__Objective__
Produce an exact transcription of the listing below, omitting the pictures.

::::::

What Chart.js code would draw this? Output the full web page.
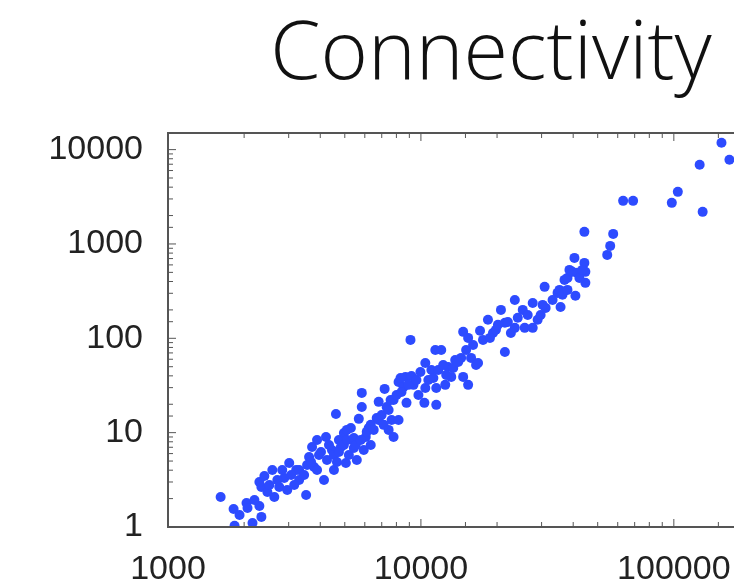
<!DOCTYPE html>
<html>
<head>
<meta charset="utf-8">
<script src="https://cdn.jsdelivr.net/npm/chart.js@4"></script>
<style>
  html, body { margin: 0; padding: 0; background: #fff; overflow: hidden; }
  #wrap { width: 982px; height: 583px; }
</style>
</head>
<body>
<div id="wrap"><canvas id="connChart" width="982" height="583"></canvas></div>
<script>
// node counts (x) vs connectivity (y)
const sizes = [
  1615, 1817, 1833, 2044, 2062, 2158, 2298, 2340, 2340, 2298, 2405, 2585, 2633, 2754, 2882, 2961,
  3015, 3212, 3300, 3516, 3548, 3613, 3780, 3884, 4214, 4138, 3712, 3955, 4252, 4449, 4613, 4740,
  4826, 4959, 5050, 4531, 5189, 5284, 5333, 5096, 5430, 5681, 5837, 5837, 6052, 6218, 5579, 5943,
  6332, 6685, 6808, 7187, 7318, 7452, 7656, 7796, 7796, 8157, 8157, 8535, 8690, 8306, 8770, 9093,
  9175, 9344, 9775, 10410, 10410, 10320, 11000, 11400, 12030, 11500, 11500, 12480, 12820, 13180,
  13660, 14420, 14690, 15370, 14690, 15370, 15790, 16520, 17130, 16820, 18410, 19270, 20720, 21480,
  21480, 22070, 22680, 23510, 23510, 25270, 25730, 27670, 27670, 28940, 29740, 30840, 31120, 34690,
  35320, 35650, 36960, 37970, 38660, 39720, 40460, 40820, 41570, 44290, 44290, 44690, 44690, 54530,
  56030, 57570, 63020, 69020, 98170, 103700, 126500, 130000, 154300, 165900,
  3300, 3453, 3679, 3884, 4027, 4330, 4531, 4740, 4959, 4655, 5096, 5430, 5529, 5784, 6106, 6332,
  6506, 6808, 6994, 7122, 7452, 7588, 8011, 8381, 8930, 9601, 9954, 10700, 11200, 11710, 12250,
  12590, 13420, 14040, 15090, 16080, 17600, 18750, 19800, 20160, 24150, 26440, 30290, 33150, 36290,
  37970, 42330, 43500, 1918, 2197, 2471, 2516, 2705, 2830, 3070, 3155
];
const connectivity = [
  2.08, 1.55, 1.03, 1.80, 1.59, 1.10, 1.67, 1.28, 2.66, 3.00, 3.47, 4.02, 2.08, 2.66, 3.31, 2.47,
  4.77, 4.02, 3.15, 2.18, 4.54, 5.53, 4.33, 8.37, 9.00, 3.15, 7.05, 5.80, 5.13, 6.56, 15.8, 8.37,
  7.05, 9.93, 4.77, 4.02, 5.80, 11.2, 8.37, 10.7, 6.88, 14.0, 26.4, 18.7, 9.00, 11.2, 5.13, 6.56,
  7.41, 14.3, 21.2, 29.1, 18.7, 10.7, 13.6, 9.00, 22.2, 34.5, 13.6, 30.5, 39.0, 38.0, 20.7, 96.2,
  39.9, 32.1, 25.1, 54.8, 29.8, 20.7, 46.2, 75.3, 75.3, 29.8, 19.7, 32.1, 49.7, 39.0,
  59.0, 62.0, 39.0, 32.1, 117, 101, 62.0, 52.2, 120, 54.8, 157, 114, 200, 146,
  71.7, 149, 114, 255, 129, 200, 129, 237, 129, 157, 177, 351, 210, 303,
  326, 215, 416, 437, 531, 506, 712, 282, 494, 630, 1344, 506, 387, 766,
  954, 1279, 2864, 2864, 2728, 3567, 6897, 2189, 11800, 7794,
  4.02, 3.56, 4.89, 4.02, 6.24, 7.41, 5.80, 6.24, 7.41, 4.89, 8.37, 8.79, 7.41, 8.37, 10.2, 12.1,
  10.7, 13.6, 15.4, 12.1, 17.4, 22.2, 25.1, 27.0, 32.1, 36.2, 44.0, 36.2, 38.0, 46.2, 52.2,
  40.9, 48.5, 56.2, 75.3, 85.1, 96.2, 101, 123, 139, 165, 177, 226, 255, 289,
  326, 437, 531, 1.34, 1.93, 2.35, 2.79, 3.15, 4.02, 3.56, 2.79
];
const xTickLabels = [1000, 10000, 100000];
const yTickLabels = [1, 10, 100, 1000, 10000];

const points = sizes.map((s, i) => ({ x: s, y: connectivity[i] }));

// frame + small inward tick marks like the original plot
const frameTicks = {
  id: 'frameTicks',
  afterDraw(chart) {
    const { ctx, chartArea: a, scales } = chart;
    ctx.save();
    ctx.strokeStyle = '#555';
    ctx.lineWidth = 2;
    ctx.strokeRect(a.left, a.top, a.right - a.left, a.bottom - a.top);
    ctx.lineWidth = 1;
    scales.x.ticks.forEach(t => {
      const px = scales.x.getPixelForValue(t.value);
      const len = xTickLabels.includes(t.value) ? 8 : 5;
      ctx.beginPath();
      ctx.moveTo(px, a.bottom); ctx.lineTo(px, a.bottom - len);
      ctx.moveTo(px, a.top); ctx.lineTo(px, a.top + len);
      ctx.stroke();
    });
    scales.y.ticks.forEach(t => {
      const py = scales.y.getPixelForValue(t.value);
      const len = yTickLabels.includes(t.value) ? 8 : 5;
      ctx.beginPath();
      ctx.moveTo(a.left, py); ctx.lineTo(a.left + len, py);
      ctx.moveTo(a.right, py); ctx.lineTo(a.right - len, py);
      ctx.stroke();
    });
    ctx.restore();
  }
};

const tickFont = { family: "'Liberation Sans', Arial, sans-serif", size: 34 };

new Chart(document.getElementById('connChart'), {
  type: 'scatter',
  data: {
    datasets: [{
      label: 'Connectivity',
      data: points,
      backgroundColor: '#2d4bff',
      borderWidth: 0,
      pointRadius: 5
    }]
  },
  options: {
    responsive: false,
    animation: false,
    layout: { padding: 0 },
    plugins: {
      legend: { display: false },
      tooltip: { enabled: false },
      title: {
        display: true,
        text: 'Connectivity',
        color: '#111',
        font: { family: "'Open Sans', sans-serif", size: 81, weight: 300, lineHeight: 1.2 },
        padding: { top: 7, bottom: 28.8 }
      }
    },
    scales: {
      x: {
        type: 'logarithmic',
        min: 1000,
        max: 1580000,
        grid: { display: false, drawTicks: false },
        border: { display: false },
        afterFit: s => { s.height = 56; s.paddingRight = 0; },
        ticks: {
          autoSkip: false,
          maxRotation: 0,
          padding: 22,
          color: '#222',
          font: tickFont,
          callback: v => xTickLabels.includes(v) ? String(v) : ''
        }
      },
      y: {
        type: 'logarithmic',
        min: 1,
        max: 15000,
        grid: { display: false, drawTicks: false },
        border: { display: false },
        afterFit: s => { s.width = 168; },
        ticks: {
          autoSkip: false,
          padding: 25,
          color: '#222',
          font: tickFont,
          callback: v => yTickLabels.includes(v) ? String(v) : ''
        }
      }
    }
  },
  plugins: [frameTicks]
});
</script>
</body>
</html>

::::::

__Full output__
What Chart.js code would draw this? Output the full web page.
<!DOCTYPE html>
<html>
<head>
<meta charset="utf-8">
<script src="https://cdn.jsdelivr.net/npm/chart.js@4"></script>
<style>
  html, body { margin: 0; padding: 0; background: #fff; overflow: hidden; }
  #wrap { width: 982px; height: 583px; }
</style>
</head>
<body>
<div id="wrap"><canvas id="connChart" width="982" height="583"></canvas></div>
<script>
// node counts (x) vs connectivity (y)
const sizes = [
  1615, 1817, 1833, 2044, 2062, 2158, 2298, 2340, 2340, 2298, 2405, 2585, 2633, 2754, 2882, 2961,
  3015, 3212, 3300, 3516, 3548, 3613, 3780, 3884, 4214, 4138, 3712, 3955, 4252, 4449, 4613, 4740,
  4826, 4959, 5050, 4531, 5189, 5284, 5333, 5096, 5430, 5681, 5837, 5837, 6052, 6218, 5579, 5943,
  6332, 6685, 6808, 7187, 7318, 7452, 7656, 7796, 7796, 8157, 8157, 8535, 8690, 8306, 8770, 9093,
  9175, 9344, 9775, 10410, 10410, 10320, 11000, 11400, 12030, 11500, 11500, 12480, 12820, 13180,
  13660, 14420, 14690, 15370, 14690, 15370, 15790, 16520, 17130, 16820, 18410, 19270, 20720, 21480,
  21480, 22070, 22680, 23510, 23510, 25270, 25730, 27670, 27670, 28940, 29740, 30840, 31120, 34690,
  35320, 35650, 36960, 37970, 38660, 39720, 40460, 40820, 41570, 44290, 44290, 44690, 44690, 54530,
  56030, 57570, 63020, 69020, 98170, 103700, 126500, 130000, 154300, 165900,
  3300, 3453, 3679, 3884, 4027, 4330, 4531, 4740, 4959, 4655, 5096, 5430, 5529, 5784, 6106, 6332,
  6506, 6808, 6994, 7122, 7452, 7588, 8011, 8381, 8930, 9601, 9954, 10700, 11200, 11710, 12250,
  12590, 13420, 14040, 15090, 16080, 17600, 18750, 19800, 20160, 24150, 26440, 30290, 33150, 36290,
  37970, 42330, 43500, 1918, 2197, 2471, 2516, 2705, 2830, 3070, 3155
];
const connectivity = [
  2.08, 1.55, 1.03, 1.80, 1.59, 1.10, 1.67, 1.28, 2.66, 3.00, 3.47, 4.02, 2.08, 2.66, 3.31, 2.47,
  4.77, 4.02, 3.15, 2.18, 4.54, 5.53, 4.33, 8.37, 9.00, 3.15, 7.05, 5.80, 5.13, 6.56, 15.8, 8.37,
  7.05, 9.93, 4.77, 4.02, 5.80, 11.2, 8.37, 10.7, 6.88, 14.0, 26.4, 18.7, 9.00, 11.2, 5.13, 6.56,
  7.41, 14.3, 21.2, 29.1, 18.7, 10.7, 13.6, 9.00, 22.2, 34.5, 13.6, 30.5, 39.0, 38.0, 20.7, 96.2,
  39.9, 32.1, 25.1, 54.8, 29.8, 20.7, 46.2, 75.3, 75.3, 29.8, 19.7, 32.1, 49.7, 39.0,
  59.0, 62.0, 39.0, 32.1, 117, 101, 62.0, 52.2, 120, 54.8, 157, 114, 200, 146,
  71.7, 149, 114, 255, 129, 200, 129, 237, 129, 157, 177, 351, 210, 303,
  326, 215, 416, 437, 531, 506, 712, 282, 494, 630, 1344, 506, 387, 766,
  954, 1279, 2864, 2864, 2728, 3567, 6897, 2189, 11800, 7794,
  4.02, 3.56, 4.89, 4.02, 6.24, 7.41, 5.80, 6.24, 7.41, 4.89, 8.37, 8.79, 7.41, 8.37, 10.2, 12.1,
  10.7, 13.6, 15.4, 12.1, 17.4, 22.2, 25.1, 27.0, 32.1, 36.2, 44.0, 36.2, 38.0, 46.2, 52.2,
  40.9, 48.5, 56.2, 75.3, 85.1, 96.2, 101, 123, 139, 165, 177, 226, 255, 289,
  326, 437, 531, 1.34, 1.93, 2.35, 2.79, 3.15, 4.02, 3.56, 2.79
];
const xTickLabels = [1000, 10000, 100000];
const yTickLabels = [1, 10, 100, 1000, 10000];

const points = sizes.map((s, i) => ({ x: s, y: connectivity[i] }));

// frame + small inward tick marks like the original plot
const frameTicks = {
  id: 'frameTicks',
  afterDraw(chart) {
    const { ctx, chartArea: a, scales } = chart;
    ctx.save();
    ctx.strokeStyle = '#555';
    ctx.lineWidth = 2;
    ctx.strokeRect(a.left, a.top, a.right - a.left, a.bottom - a.top);
    ctx.lineWidth = 1;
    scales.x.ticks.forEach(t => {
      const px = scales.x.getPixelForValue(t.value);
      const len = xTickLabels.includes(t.value) ? 8 : 5;
      ctx.beginPath();
      ctx.moveTo(px, a.bottom); ctx.lineTo(px, a.bottom - len);
      ctx.moveTo(px, a.top); ctx.lineTo(px, a.top + len);
      ctx.stroke();
    });
    scales.y.ticks.forEach(t => {
      const py = scales.y.getPixelForValue(t.value);
      const len = yTickLabels.includes(t.value) ? 8 : 5;
      ctx.beginPath();
      ctx.moveTo(a.left, py); ctx.lineTo(a.left + len, py);
      ctx.moveTo(a.right, py); ctx.lineTo(a.right - len, py);
      ctx.stroke();
    });
    ctx.restore();
  }
};

const tickFont = { family: "'Liberation Sans', Arial, sans-serif", size: 34 };

new Chart(document.getElementById('connChart'), {
  type: 'scatter',
  data: {
    datasets: [{
      label: 'Connectivity',
      data: points,
      backgroundColor: '#2d4bff',
      borderWidth: 0,
      pointRadius: 5
    }]
  },
  options: {
    responsive: false,
    animation: false,
    layout: { padding: 0 },
    plugins: {
      legend: { display: false },
      tooltip: { enabled: false },
      title: {
        display: true,
        text: 'Connectivity',
        color: '#111',
        font: { family: "'Open Sans', sans-serif", size: 81, weight: 300, lineHeight: 1.2 },
        padding: { top: 7, bottom: 28.8 }
      }
    },
    scales: {
      x: {
        type: 'logarithmic',
        min: 1000,
        max: 1580000,
        grid: { display: false, drawTicks: false },
        border: { display: false },
        afterFit: s => { s.height = 56; s.paddingRight = 0; },
        ticks: {
          autoSkip: false,
          maxRotation: 0,
          padding: 22,
          color: '#222',
          font: tickFont,
          callback: v => xTickLabels.includes(v) ? String(v) : ''
        }
      },
      y: {
        type: 'logarithmic',
        min: 1,
        max: 15000,
        grid: { display: false, drawTicks: false },
        border: { display: false },
        afterFit: s => { s.width = 168; },
        ticks: {
          autoSkip: false,
          padding: 25,
          color: '#222',
          font: tickFont,
          callback: v => yTickLabels.includes(v) ? String(v) : ''
        }
      }
    }
  },
  plugins: [frameTicks]
});
</script>
</body>
</html>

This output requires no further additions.